I'm not at home at the moment. I'll check my one later and get back to you.

Cheers

Peter


----------



## Mosti (May 17, 2011)

istracpsboss said:


> Hi Joseph
> 
> I'm not at home at the moment. I'll check my one later and get back to you.
> 
> ...


:thank_you2:


----------



## blindpig (Jun 22, 2011)

Mosti,
I've a Rayobi 3000 table saw,trying to attach an old Milwaukee router of course didn't line up so I located the correct hole alignment and drilled and countersunk the proper holes for flathead bolts to fit my router. Have been happy with the results for many years now.
Good luck,
Don/BP


----------



## istracpsboss (Sep 14, 2008)

Sorry Joseph. I started doing it then got a phone call and haven't got back to it, as I had to go out. I was going to scan the base for you and put the dimensions on. However, the mounting holes did look much more than 95mm apart. I'm out tonight so it will probably be tomorrow now.

Cheers

Peter


----------



## Mosti (May 17, 2011)

No worries, will wait.


----------



## dutchman 46 (May 23, 2007)

one thing that can be done is to drill new holes. If You remove the plate fron the bottom of the router, You have the perrect template. You have to be sure that the plate is turned 180 degrees so the side mounted to the router base is laying on the table to mark. I also would do Your best to get the plate centered in the opening.. That bace plate that You used to transfer the holes does not go back on the router, The next thing, the screw holes have to bemade so that the head of the screws don't interfear in any way with the work that You route on the table.

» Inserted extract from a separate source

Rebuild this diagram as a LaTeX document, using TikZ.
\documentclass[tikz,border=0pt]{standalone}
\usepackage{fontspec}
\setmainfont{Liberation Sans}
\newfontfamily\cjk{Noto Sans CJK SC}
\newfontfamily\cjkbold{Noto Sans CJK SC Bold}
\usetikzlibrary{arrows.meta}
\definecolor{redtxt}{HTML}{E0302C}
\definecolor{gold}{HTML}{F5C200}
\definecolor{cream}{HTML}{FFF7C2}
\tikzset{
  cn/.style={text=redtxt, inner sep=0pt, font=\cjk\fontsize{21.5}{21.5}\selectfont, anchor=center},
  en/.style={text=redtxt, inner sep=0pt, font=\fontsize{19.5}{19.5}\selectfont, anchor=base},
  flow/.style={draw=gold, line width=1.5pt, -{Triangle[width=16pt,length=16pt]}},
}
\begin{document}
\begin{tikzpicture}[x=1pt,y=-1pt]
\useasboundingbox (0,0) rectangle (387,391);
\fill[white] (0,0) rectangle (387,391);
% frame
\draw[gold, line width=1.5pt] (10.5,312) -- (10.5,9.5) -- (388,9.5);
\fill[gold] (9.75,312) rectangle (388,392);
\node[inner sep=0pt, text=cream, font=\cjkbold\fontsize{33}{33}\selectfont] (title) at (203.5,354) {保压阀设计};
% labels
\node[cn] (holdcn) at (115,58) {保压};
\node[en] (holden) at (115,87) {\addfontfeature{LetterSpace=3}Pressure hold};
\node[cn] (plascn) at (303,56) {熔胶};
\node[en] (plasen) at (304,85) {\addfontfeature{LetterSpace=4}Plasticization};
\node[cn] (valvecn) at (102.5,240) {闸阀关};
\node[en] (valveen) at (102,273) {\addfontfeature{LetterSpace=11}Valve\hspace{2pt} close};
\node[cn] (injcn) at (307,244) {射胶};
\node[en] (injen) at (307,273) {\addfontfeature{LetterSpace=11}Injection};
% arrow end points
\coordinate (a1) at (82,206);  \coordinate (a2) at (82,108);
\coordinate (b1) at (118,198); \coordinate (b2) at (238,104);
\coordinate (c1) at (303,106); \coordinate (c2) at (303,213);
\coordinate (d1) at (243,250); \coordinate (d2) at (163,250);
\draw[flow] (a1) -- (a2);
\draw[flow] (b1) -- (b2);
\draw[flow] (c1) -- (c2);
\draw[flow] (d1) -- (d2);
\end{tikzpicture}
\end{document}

I have a Ryobi table saw model BT3000 . And that model has tapered holes that fit the Ryobi router. It is a cast aluminum that is tempered. Is that the same? Looking back, I think I hace combined a couple of post, Sorry!


----------



## Mosti (May 17, 2011)

Hi. The table saw that I have is the ryobi ets15326al as mentioned earlier. It also has countersunk holes to mount the router on and it is made of aluminium like yours. However I think that the screws will need to be changed since they wont be strong enough to hold the router in place no? Add to that the thickness of the mounting area.
Actually I wish that I get the ryobi ert2100 router since I want to go bigger, as my ryobi ert1050 with 1/4" collet is too small for certain jobs. Am also confident that the 2100 fitting will be straight forward. I am waiting to get measurments of the 2100 base plate before buying it.

Cheers.


----------



## dutchman 46 (May 23, 2007)

I would get some high strength screws. I think that that would hold good. I can not tell how heavy Your's is, But I also have not heard of the mounting screws breaking. Make sure that the screw You use is not going to cause erosion of an any kind. I know that You don't want to over tighten, as You can damage the threads You could get a thread lock compound. It will keep the threads from vibrating loose. Hope this helps!


----------



## istracpsboss (Sep 14, 2008)

Hi Joseph

Sorry this took so long. I kept forgetting to scan the thing before going out.

Does this help?

Cheers

Peter


----------



## Mosti (May 17, 2011)

Oh thankyou! I think it will more than help!

Cheers.


----------